HOFFMAN: What was he like?
LIN: Nice. My publisher had mailed him Richard Yates. And when I talked to him he said he had read all my prose books. And he said something like, “You got a lot of mileage out of Dakota Fanning.”
HOFFMAN: Are you making this up?
LIN: No. It’s not an exact quote. He said he doesn’t give blurbs, he preempted any talking by saying that.
HOFFMAN: You’ve been compared to Bret Easton Ellis and Douglas Coupland. Like them, you make modern references, but your characters don’t seem as extreme name-dropping, hip, or ego-obsessed. What do you think of the comparison?

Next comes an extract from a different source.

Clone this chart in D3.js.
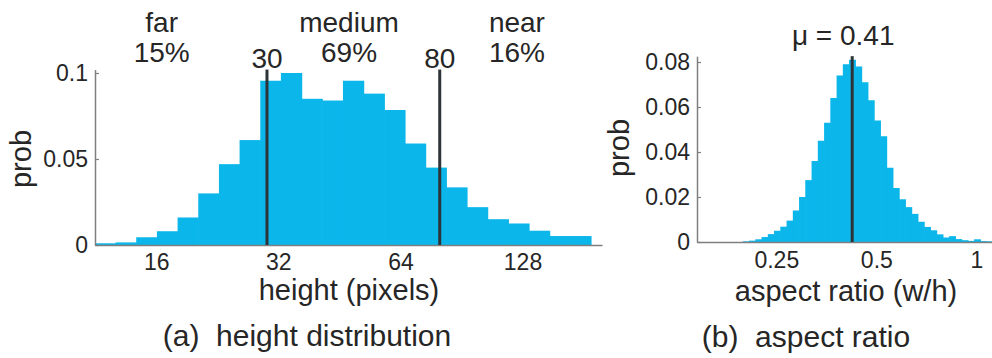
<!DOCTYPE html>
<html>
<head>
<meta charset="utf-8">
<script src="https://cdn.jsdelivr.net/npm/d3@7"></script>
<style>
  html, body { margin: 0; padding: 0; background: #ffffff; }
  svg { display: block; }
  text { font-family: "Liberation Sans", Arial, Helvetica, sans-serif; fill: #262626; }
</style>
</head>
<body>
<svg id="chart" width="992" height="358"></svg>
<script>
// ---------------- data: (a) height distribution ----------------
const heightBinEdges = [11.30, 12.70, 14.28, 16.06, 18.06, 20.31, 22.84, 25.68, 28.88, 32.47,
  36.52, 41.06, 46.18, 51.93, 58.40, 65.67, 73.84, 83.04, 93.38, 105.0,
  118.1, 132.8, 149.3, 167.9, 188.8];
const heightProb = [0.001, 0.0015, 0.0045, 0.008, 0.016, 0.030, 0.047, 0.061, 0.0955, 0.100,
  0.085, 0.084, 0.0955, 0.088, 0.0785, 0.059, 0.045, 0.0335, 0.022, 0.015,
  0.0125, 0.0083, 0.0052, 0.0052];
const heightTicks = [16, 32, 64, 128];
const heightTickLabels = ["16", "32", "64", "128"];
const heightYTicks = [0, 0.05, 0.1];
const heightYTickLabels = ["0", "0.05", "0.1"];
const heightCuts = [30, 80];
const heightCutLabels = ["30", "80"];
const groupNames = ["far", "medium", "near"];
const groupShares = ["15%", "69%", "16%"];
const groupCenters = [16.5, 47.8, 124];   // height value under which each group label sits

// ---------------- data: (b) aspect ratio ----------------
const aspectBinEdges = [0.1982, 0.2070, 0.2161, 0.2257, 0.2357, 0.2461, 0.2570, 0.2684, 0.2803, 0.2927,
  0.3056, 0.3192, 0.3333, 0.3481, 0.3635, 0.3796, 0.3964, 0.4139, 0.4323, 0.4514,
  0.4714, 0.4923, 0.5141, 0.5368, 0.5606, 0.5854, 0.6113, 0.6384, 0.6667, 0.6962,
  0.7270, 0.7592, 0.7928, 0.8279, 0.8646, 0.9029, 0.9428, 0.9846, 1.0282, 1.0737, 1.1212];
const aspectProb = [0.0003, 0.0006, 0.0012, 0.0022, 0.0035, 0.005, 0.0068, 0.0095, 0.014, 0.020,
  0.0275, 0.036, 0.045, 0.053, 0.064, 0.074, 0.079, 0.081, 0.078, 0.071,
  0.063, 0.054, 0.047, 0.033, 0.024, 0.019, 0.0155, 0.0125, 0.009, 0.0067,
  0.0052, 0.0034, 0.002, 0.0026, 0.0013, 0.0008, 0.0005, 0.0012, 0.0004, 0.0003];
const aspectTicks = [0.25, 0.5, 1];
const aspectTickLabels = ["0.25", "0.5", "1"];
const aspectYTicks = [0, 0.02, 0.04, 0.06, 0.08];
const aspectYTickLabels = ["0", "0.02", "0.04", "0.06", "0.08"];
const aspectMeanPos = 0.423;
const aspectMeanLabel = "\u03bc = 0.41";

// ---------------- styles ----------------
const BAR = "#0ab6ea";
const AXIS = "#7f7f7f";
const CUT = "#2e3338";
const FS_BIG = 29;
const FS_TOP = 28;
const FS_TICK = 23;

const svg = d3.select("#chart");

function panel(opt) {
  const g = svg.append("g");
  const x = d3.scaleLog().base(2).domain(opt.xDomain).range(opt.xRange);
  const y = d3.scaleLinear().domain(opt.yDomain).range(opt.yRange);

  // bars
  const bins = opt.values.map((v, i) => ({ x0: opt.edges[i], x1: opt.edges[i + 1], v }));
  g.append("g").selectAll("rect").data(bins).join("rect")
    .attr("x", d => x(d.x0))
    .attr("width", d => x(d.x1) - x(d.x0) + 0.6)
    .attr("y", d => y(d.v))
    .attr("height", d => y(0) - y(d.v))
    .attr("fill", BAR);

  // y axis
  const yAxis = d3.axisLeft(y).tickValues(opt.yTicks)
    .tickFormat((d, i) => opt.yTickLabels[i]).tickSize(-4).tickSizeOuter(0).tickPadding(7);
  const ya = g.append("g").attr("transform", `translate(${opt.xRange[0]},0)`).call(yAxis);
  ya.select(".domain").attr("stroke", AXIS).attr("stroke-width", 1.5);
  ya.selectAll(".tick line").attr("stroke", AXIS).attr("stroke-width", 1.2);
  ya.selectAll(".tick text").attr("font-size", FS_TICK).attr("fill", "#262626")
    .style("font-family", '"Liberation Sans", Arial, sans-serif');

  // x axis
  const xAxis = d3.axisBottom(x).tickValues(opt.xTicks)
    .tickFormat((d, i) => opt.xTickLabels[i]).tickSize(0).tickSizeOuter(0).tickPadding(opt.xPad);
  const xa = g.append("g").attr("transform", `translate(0,${y(0)})`).call(xAxis);
  xa.select(".domain").attr("stroke", AXIS).attr("stroke-width", 1.5);
  xa.selectAll(".tick text").attr("font-size", FS_TICK).attr("fill", "#262626")
    .style("font-family", '"Liberation Sans", Arial, sans-serif');

  // vertical marker lines
  g.append("g").selectAll("line").data(opt.cuts).join("line")
    .attr("x1", d => x(d)).attr("x2", d => x(d))
    .attr("y1", y(0)).attr("y2", y(opt.yDomain[1]))
    .attr("stroke", CUT).attr("stroke-width", 3);

  // y label
  g.append("text")
    .attr("transform", `translate(${opt.yLabelX},${opt.yLabelY}) rotate(-90)`)
    .attr("text-anchor", "middle").attr("font-size", FS_BIG).text("prob");

  // x label
  g.append("text").attr("x", opt.xLabelX).attr("y", opt.xLabelY)
    .attr("text-anchor", "middle").attr("font-size", FS_BIG).text(opt.xLabel);

  // caption
  g.append("text").attr("x", opt.capX).attr("y", opt.capY)
    .attr("text-anchor", "middle").attr("font-size", FS_BIG + 1)
    .attr("xml:space", "preserve").style("white-space", "pre").text(opt.caption);

  return { g, x, y };
}

// (a)
const A = panel({
  edges: heightBinEdges, values: heightProb,
  xDomain: [11.3, 201], xRange: [95, 602],
  yDomain: [0, 0.102], yRange: [245, 245 - 172 * 1.02],
  xTicks: heightTicks, xTickLabels: heightTickLabels,
  yTicks: heightYTicks, yTickLabels: heightYTickLabels,
  xPad: 9, cuts: heightCuts,
  yLabelX: 31, yLabelY: 159,
  xLabel: "height (pixels)", xLabelX: 349, xLabelY: 300,
  caption: "(a)  height distribution", capX: 307, capY: 346
});
A.g.append("g").selectAll("text").data(heightCuts).join("text")
  .attr("x", d => A.x(d)).attr("y", 68).attr("text-anchor", "middle")
  .attr("font-size", FS_TOP).text((d, i) => heightCutLabels[i]);
A.g.append("g").selectAll("text").data(groupNames).join("text")
  .attr("x", (d, i) => A.x(groupCenters[i])).attr("y", 32).attr("text-anchor", "middle")
  .attr("font-size", FS_TOP).text(d => d);
A.g.append("g").selectAll("text").data(groupShares).join("text")
  .attr("x", (d, i) => A.x(groupCenters[i])).attr("y", 62).attr("text-anchor", "middle")
  .attr("font-size", FS_TOP).text(d => d);

// (b)
const B = panel({
  edges: aspectBinEdges, values: aspectProb,
  xDomain: [0.1443, 1.13], xRange: [697, 994],
  yDomain: [0, 0.0826], yRange: [242, 242 - 180 / 0.08 * 0.0826],
  xTicks: aspectTicks, xTickLabels: aspectTickLabels,
  yTicks: aspectYTicks, yTickLabels: aspectYTickLabels,
  xPad: 10, cuts: [aspectMeanPos],
  yLabelX: 629, yLabelY: 148,
  xLabel: "aspect ratio (w/h)", xLabelX: 846, xLabelY: 301,
  caption: "(b)  aspect ratio", capX: 806, capY: 347
});
B.g.append("text").attr("x", B.x(aspectMeanPos) - 9).attr("y", 45)
  .attr("text-anchor", "middle").attr("font-size", FS_TOP).text(aspectMeanLabel);
</script>
</body>
</html>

LIN: I think Bret Easton Ellis has said that he doesn’t completely identify with his characters. And I think he has referred to them as immoral before. But I wouldn’t think of my characters’ moralities at all. And I think I identify fully with every main character I’ve written about and would say that I am them pretty much. So in terms of that I don’t think I’m similar to him. I know he has said he has some amount of empathy for every character he has written about, though, so maybe I am similar to him in terms of that. I’m not sure what he thinks exactly. I think he has said before that his books, or some of his books, Glamorama and American Psycho maybe, are commenting on something or are reflective of a certain time period and, to me, my books are not commenting on anything, and also aren’t written to reflect a time period. So in terms of that I don’t think I’m similar to him. I’m not really sure though because I might be confusing what reviewers have said about him and what he himself has said, in terms of the things I’m talking about. I don’t know what Douglas Coupland thinks about his writing. I’ve read maybe one page of one of his books and didn’t think I was similar to him. But it seems like people just compare you to anyone, pretty much.
HOFFMAN: You do sort of feel like them, but without the fashion and the drugs and the money.
LIN: My characters definitely have less money. I like Bret Easton Ellis’ sense of humor. I feel like mine is sometimes similar to his. And how his characters sometimes seem really confused in a humorous manner. I like that. And I have that sometimes in my characters.